The drive end of the shaft has a spacer sleeve 31 located between the rotor 22 core and the bushing 28 of the casing 12. Located between the spacer 31 and the bushing 28 is a fibre washer 32 which functions as a thrust bearing as it provides a low friction sliding surface between the sleeve and a thrust face formed as an abutment on the bushing. Because of its function and its appearance, it is commonly referred to as a thrust washer.

The end cap 14 is shown in more detail in Figure 2. The end cap is of a two part construction comprising a first part 34 forming a brush/terminal support portion of insulating material such as nylon and a second part 36 forming a bearing support portion of metal such as sheet steel.

The first part 34 supports the motor terminals 38 which in turn support the fingerleaf brushes 40 (only one shown) used to electrically connect the associated motor terminals to the commutator 26. The brushes 40 are connected to the motor terminals 38 by upset riveting shown generally at 42.

The second part 36 is a generally flat part with a stamped recess 44 forming a bearing housing or retainer for the bushing 28. Between the bushing 28 and the bottom of the recess 44 is the thrust bearing assembly 30 and a spacer ring 48. The bushing, being a press fit in the recess, retains the thrust bearing assembly 30 and the spacer ring 48.

The first and second parts 34,36 are joined together initially by posts (not shown) formed on the first part and passing through holes in the second part before being deformed to prevent their withdrawal and finally, by being clamped together by the motor casing during assembly.

The thrust bearing assembly 30 comprises a thrust bearing or plate 50 of hard low friction material such as nylon with a backing sheet 52 of elastomer or rubber such as a silicone rubber sheet or neoprene.

The thrust plate 50 contacts directly the end 25 of the motor shaft 24 and the end play is set such that the shaft length between the non-drive end 25 of the shaft and the contact face of the thrust washer 32 is slightly greater than the distance between the thrust face of the drive end bushing 28 and the contact face of the thrust plate 50 with the backing sheet 52 in an uncompressed state so that in use, the backing sheet, due to its compressibility and resilient nature, will enable the thrust plate 50 to remain in contact with the end 25 of the shaft while allowing slight end play or axial movement of the shaft 24 without applying excessive axial force to the shaft which would otherwise significantly increase the friction of the contact between the shaft 24 and the thrust bearings 32,50. In this manner, the shaft 24 is prevented from bouncing on the thrust plate 50 eliminating the audible knocking or clicking noise.

In a second embodiment, as shown in Figure 3, the second part 36 of the end cap has a hole in the bottom of the bearing retainer recess 44. In order to set the initial shaft end play and to set a preload on the thrust plate after the motor has been assembled, a hardenable resin 46 is pumped or injected into the bearing recess 44 through the hole to force the thrust plate 50 into contact with the shaft and to compress the backing sheet 52. The value of the preload is dependent on the injecting pressure of the resin.
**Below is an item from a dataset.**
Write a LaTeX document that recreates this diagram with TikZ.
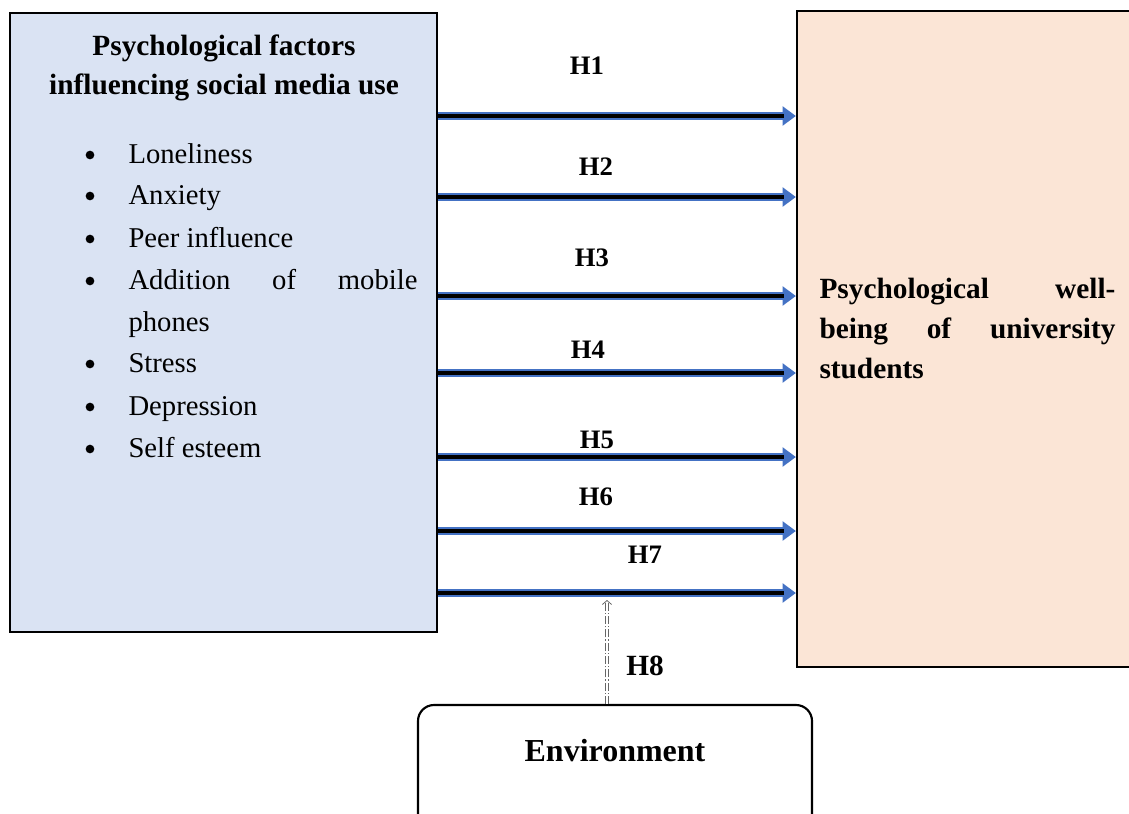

Once hardened, the resin 46 provides axial support for the backing sheet/thrust bearing assembly 52,30.

In addition or alternatively, the thrust washer 32 could have or be supported by an elastomeric backing sheet to spring load the thrust washer in a manner similar to the thrust bearing assembly described in the first embodiment.

Thus, as shown in Figure 4, the thrust washer 32 having a central hole 33 for the motor shaft has a backing member 54 of elastomeric material, e. g., neoprene, having a similar annular shape. The backing member 54 is located between the thrust 32 and the spacer 31.

While three embodiments of the invention have been described, other variations will be obvious to those skilled in the art. All such variations are considered part of the invention as defined by the following claims. By working the invention, the audible clicking noise generated by many motors for automotive accessories can be eliminated or at least reduced to an acceptable level.

Claims (10)

1. Claims 1. An electric motor comprising: a stator, sleeve bearings associated with the stator, a rotor having a shaft journalled in the sleeve bearings for rotation about an axis, a thrust bearing supported with respect to the stator and arranged to limit axial movement of the rotor in one direction, wherein the thrust bearing has a rubbing surface for contacting a stop on the shaft and a resilient backing member for urging the rubbing surface into substantially continuous contact with the stop.
2. 2. A motor according to claim 1, wherein the thrust bearing is substantially flat having two planar surfaces, one planar surface being the rubbing surface and the other planar surface being in contact with the resilient backing sheet.
3. 3. A motor according to claim 1 or claim 2, wherein the backing material is of rubber sheet material.
4. 4. A motor according to any one of the preceding claims, wherein the stop is the end of the shaft.
5. 5. A motor according to any one of the preceding claims, wherein the axial gap is set after assembly of the motor by injecting a hardenable material behind the thrust washer and resilient backing member to provide a preload force on the thrust washer by partially resiliently deforming the backing member in the axial direction.
6. 6. A thrust bearing assembly for an electric motor comprising a bearing member having a rubbing surface for engaging an abutment of a motor and a resilient member arranged to urge the rubbing surface into contact with the abutment.
7. 7. A thrust bearing assembly according to claim 6, wherein the resilient member is fixed to the bearing member.
8. 8. A thrust bearing assembly according to claim 6 or claim 7, wherein the resilient member is of rubber sheet material.
9. 9. An electric motor substantially as hereinbefore described with reference to the accompanying drawings.
10. 10. A thrust bearing assembly substantially as hereinbefore described with reference to the accompanying drawings.